Mr Hovesen said the crop research at research institutes like Norwich's John Innes Centre could be fundamental for future food production.

'The seed breeding is very important to us, but it is more important than big commercial companies who try to beat each other with 25 different varieties of wheat,' he said. 'We have shown how little difference there is between varieties.

'What we need is a difference in flowering times so they don't all flower at the same time – and are they resistant to drought? When you can manipulate the ripening time to feed what we do, that is when the difference will come.

'We should be much more selective and educated about how we choose varieties to our individual climate and our individual place in the rotation – and not just because a big commercial company has done a lot of marketing to say: 'Put that wheat variety on top'.

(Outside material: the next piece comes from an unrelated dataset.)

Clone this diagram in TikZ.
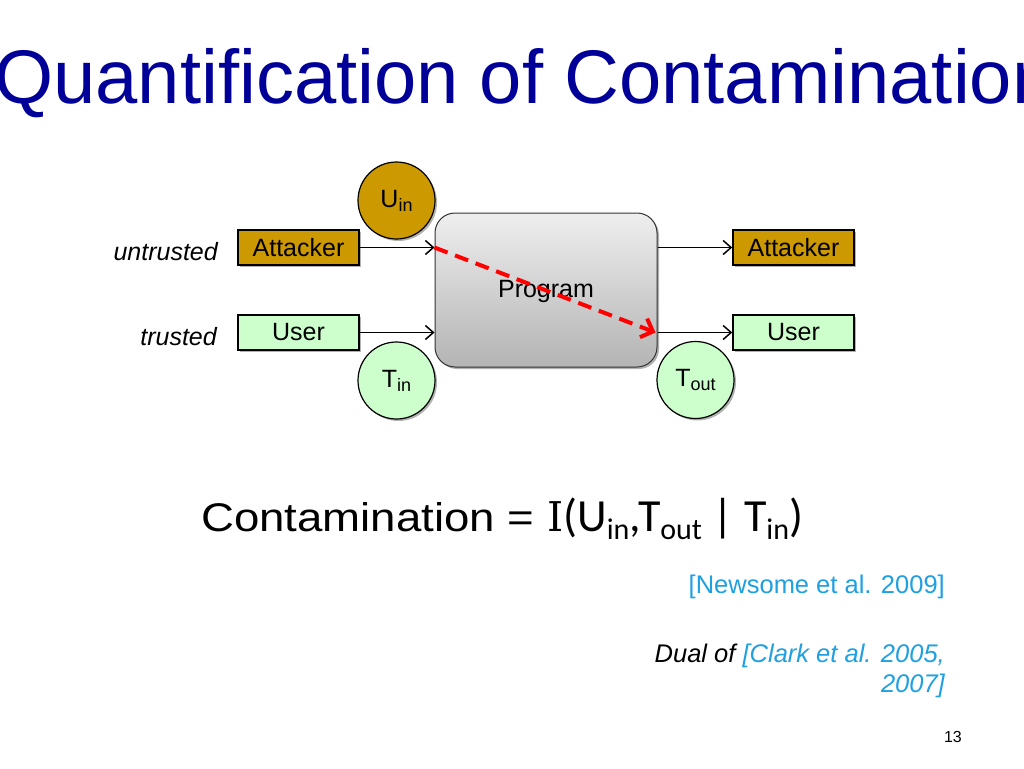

'People who have a passion for this all look to the scientists to help them understand it. Hopefully that will be the outcome of Agri-Tech.'

Mr Hovesen said he was inspired to move to Norfolk after meeting the late Ernest Cole, founder of the Winfarthing herd of Holstein cattle and pioneer of Rotary Club twinning links with Denmark, which is how the two men met.

'When I came here in 1987 as farm manager, the Salle Estate was in a continuous state of change,' said Mr Hovesen. 'It was influenced by commodity prices and new techniques, but there was no system. I think that is a key word.

'We were influenced by commodity prices. If wheat price went up, we planted the farm with wheat. If oilseed rape went down, we took it all out. There was a continuous change of policy. We realised that we had hit a plateau and we probably hit it before other people did.

'Then in the mid-90s I met the late John Forrest, who was a legendary farmer from Stonham Hall in Stowmarket. Through him, and the Morley Research Centre, I met some very interesting farming personalities including Peter Riley, agronomist with Prime Agriculture, and we established what has since been known as the Alpha Group.

'For the first time we started to look at the combination of factors in farming – soil, rotation, cultivation, application. We put more joined-up thinking into it and we established a seven-course rotation.

'It is not innovative, but we stick to it. We don't wander off it. We still get asked questions about: 'What if the prices went up?' But we don't change our opinion, because it is part of a long-term strategy.'

The same strategy, based on the seven-course rotation, spreads the farm's workload across the year, and diffuses the farm's commercial risk across different crops.

It also helps keep labour and equipment costs down, with just one combine used to cut about 1,400ha of combinable crops. The farm's remaining area comprises sugar beet, environmental features, grass and Christmas trees.

Average wheat yields have risen from a little over 9t/ha to nearly 11t/ha during the past 10 years, but Mr Hovesen said his 'pride and joy' are the sugar beet figures, which were below average in 2003, but have now risen above the mean curve – on land which he was initially told was unsuitable for the crop.

The farm has been undertaking rigorous soil sampling and yield mapping for 20 years, informing decisions on nutrient application and cultivation.

Mr Hovesen said: 'All these things need to be right, because nothing works if the biology in the soil is not right. You cannot add the higher science and technology into it if you have not got the fundamentals right.